J'espère qu'il s'agira d'une transformation volontaire. Mais un changement de régime alimentaire est nécessaire. Nous voyons toutes ces protéines alternatives que l’on peut acheter sous des formes plus attractives qu’il y a cinq ou dix ans. Une énorme transition est en cours. En Suisse, nous avons probablement atteint le point culminant en termes de consommation de viande, elle régresse légèrement. Nous n’avons pas besoin d’une politique zéro viande pour l’instant, mais d’une réduction significative.

C’est donc un statu quo satisfaisant?
Non. Si nous pouvions, en Suisse, retourner au mode alimentaire de nos grands-parents, qui mangeaient de la viande le dimanche —à moins d’appartenir aux classes les plus riches—, nous aurions résolu les trois quarts du problème. La balance est actuellement fragile.

À quel point?
Si certaines populations majoritairement végétariennes décidaient de changer et de manger de la viande, nous serions tous perdus. Nous perdrions toutes les forêts restantes, au profit de la production de viande. La consommation de produits végétaux, tels que les légumineuses, les noix et les légumes, doit être encouragée, et cela passe aussi par les coûts.

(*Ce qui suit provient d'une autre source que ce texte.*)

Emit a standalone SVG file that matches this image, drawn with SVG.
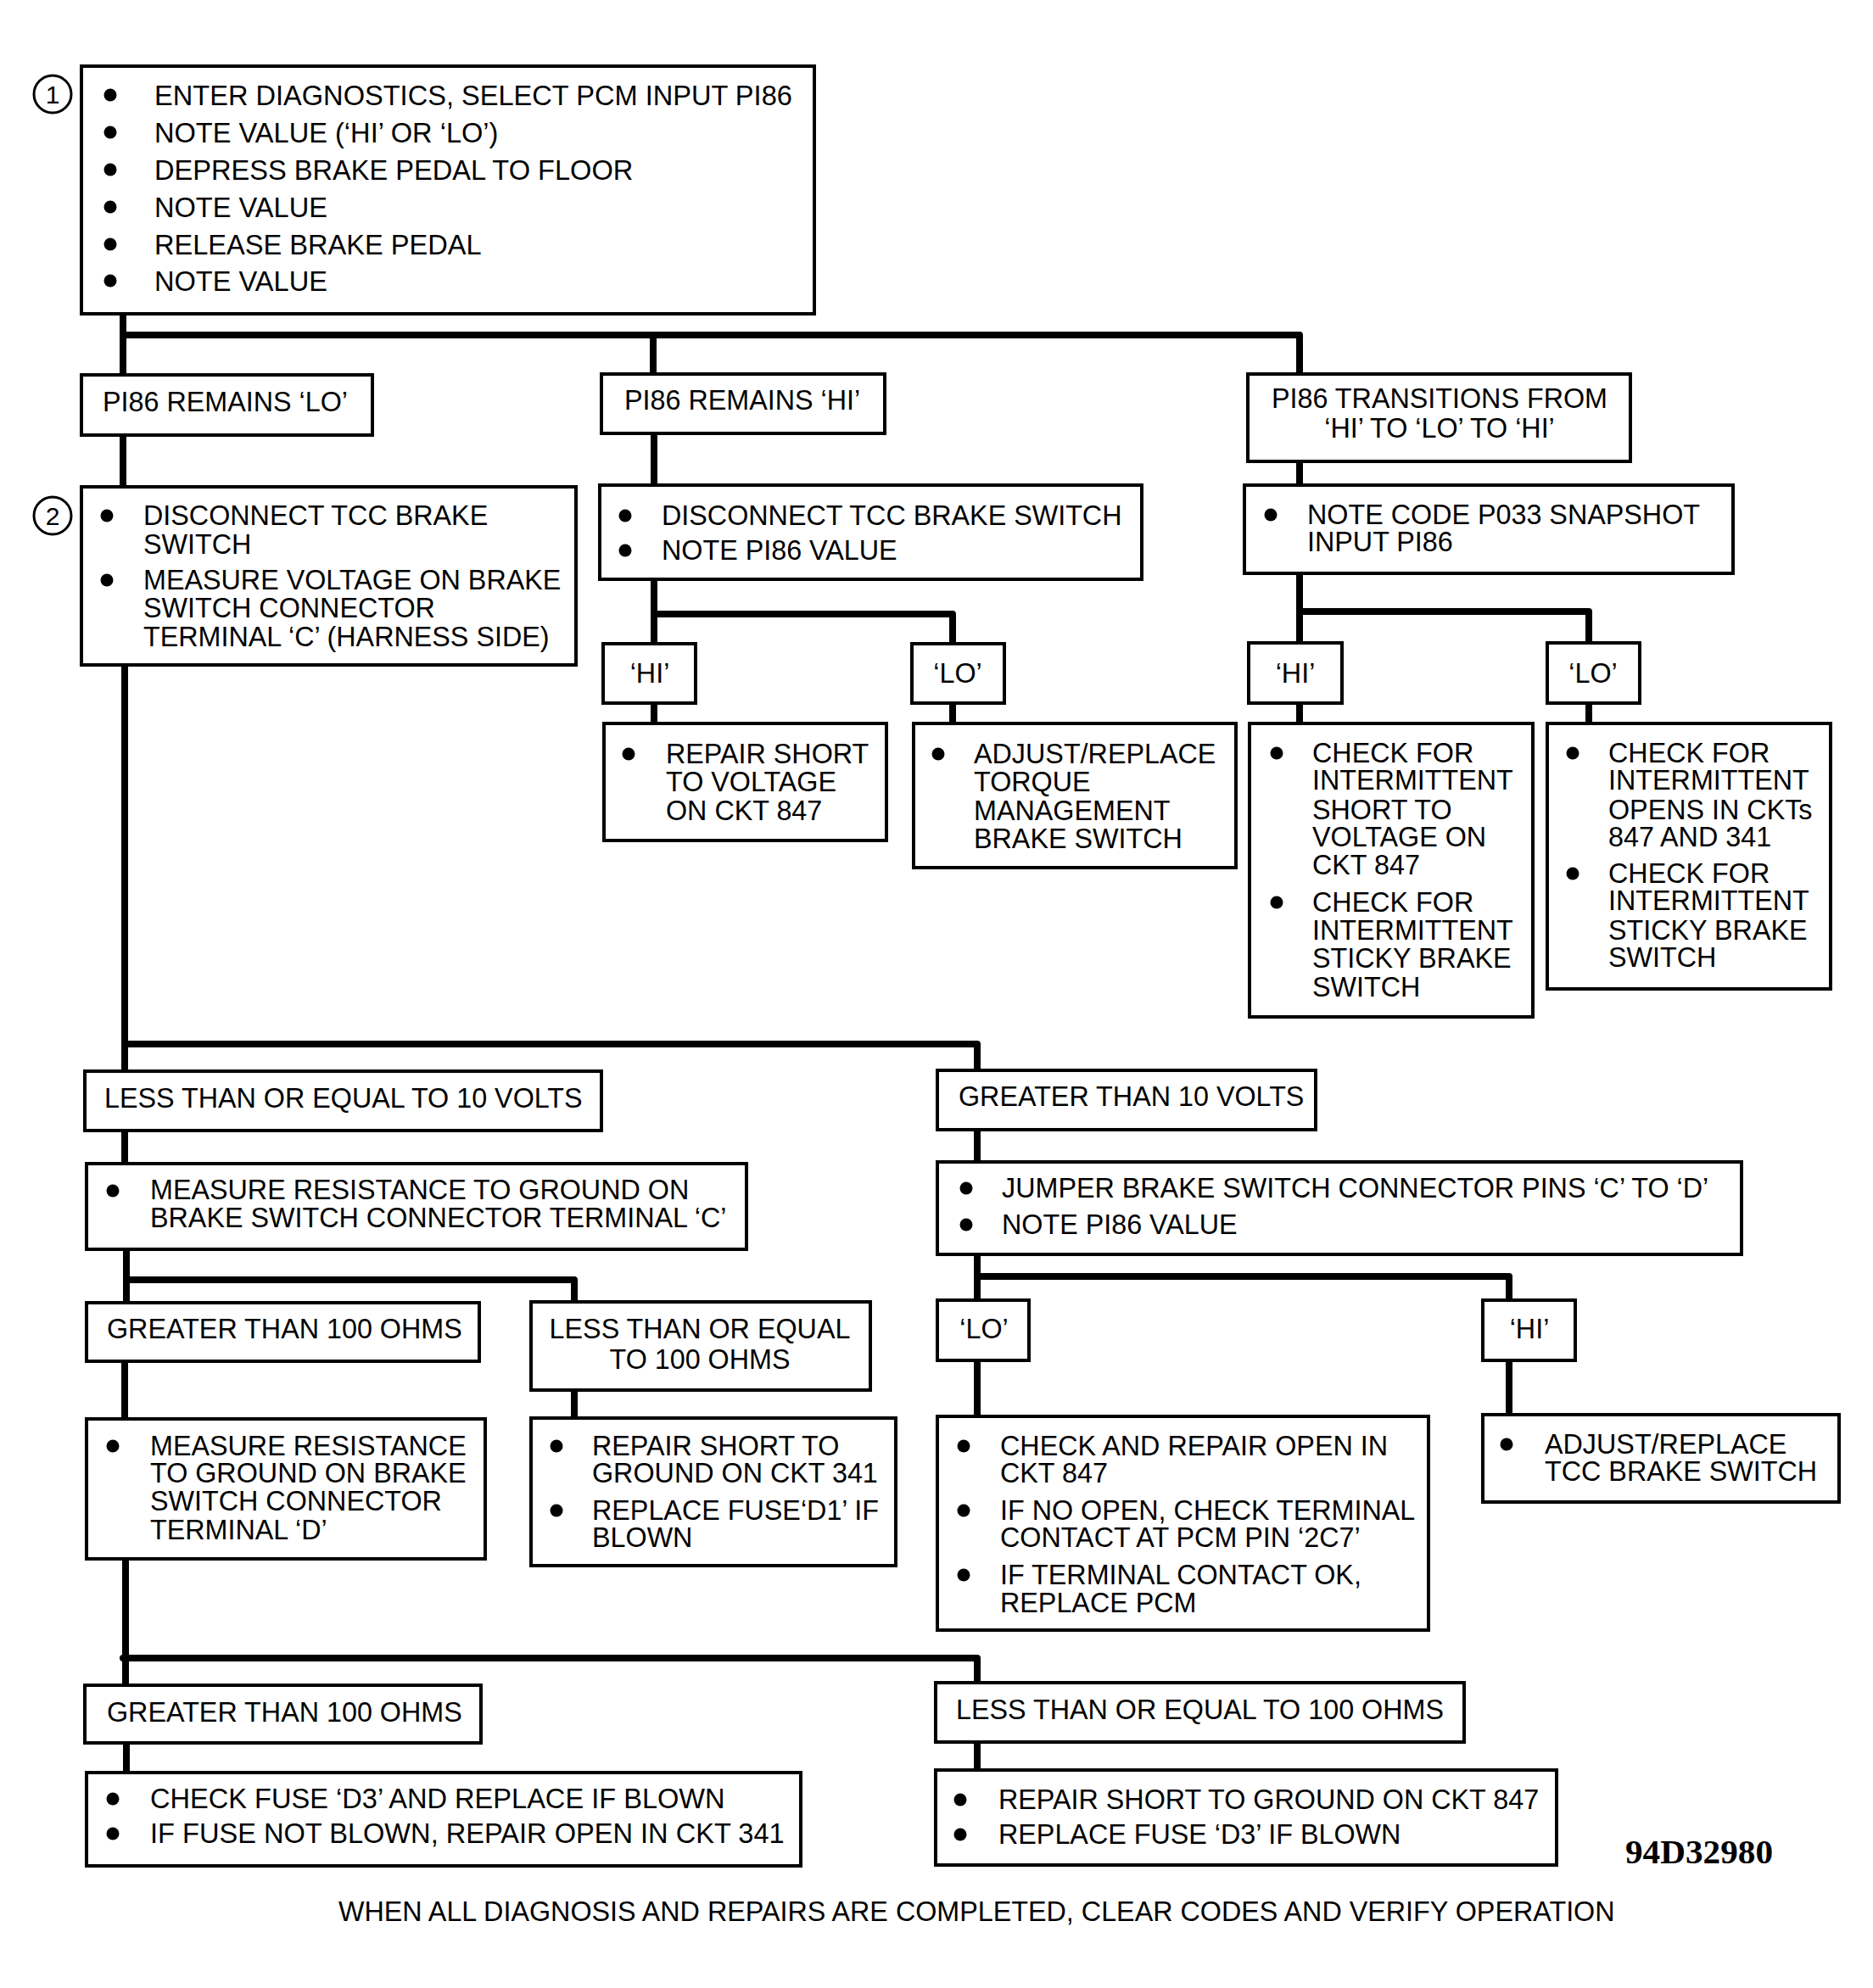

Des prix plus attractifs changeraient-ils la donne?
Nos pères et nos grands-pères ont construit le système auquel nous sommes habitués: les combustibles fossiles sont le moins cher possible, car hautement subventionnés, à hauteur de 7000 milliards de dollars pour les 22 derniers subsides. Les légumes bio sont plus chers que la viande. Si la tendance s’inversait, les gens adapteraient leurs habitudes sans même y réfléchir.

Au-delà du confort personnel, observez-vous une forme de peur d’accepter un monde qui change de manière déplaisante?
Votre analyse est intéressante. Nous pensons que vivre en Suisse aujourd'hui est probablement ce qu'il y a de mieux. Par conséquent, si vous changez quoi que ce soit, il s'agira par définition d'un revers pour le mode de vie. Nous disposons de plus d'informations que jamais sur ce qui se passe à l'extérieur, mais nous ne voulons pas y jeter un coup d'œil. Si nous étions prêts à en tenir compte, nous devrions changer quelque chose dans notre façon de nous comporter, de décider, et peut-être aussi dans notre mode de vie.

En somme, nous ne sommes pas prêts au vrai changement?
C'est en quelque sorte la première fois de notre vie que nous le ferions. Nous partons donc du principe que la situation ne peut pas être meilleure, car si c'était le cas, nous l'aurions déjà fait. Nous devons surmonter cette peur du changement, car la vérité est que le présent est en train de se détériorer rapidement. Ne rien changer ne nous garantit donc en aucun cas le niveau de vie actuel.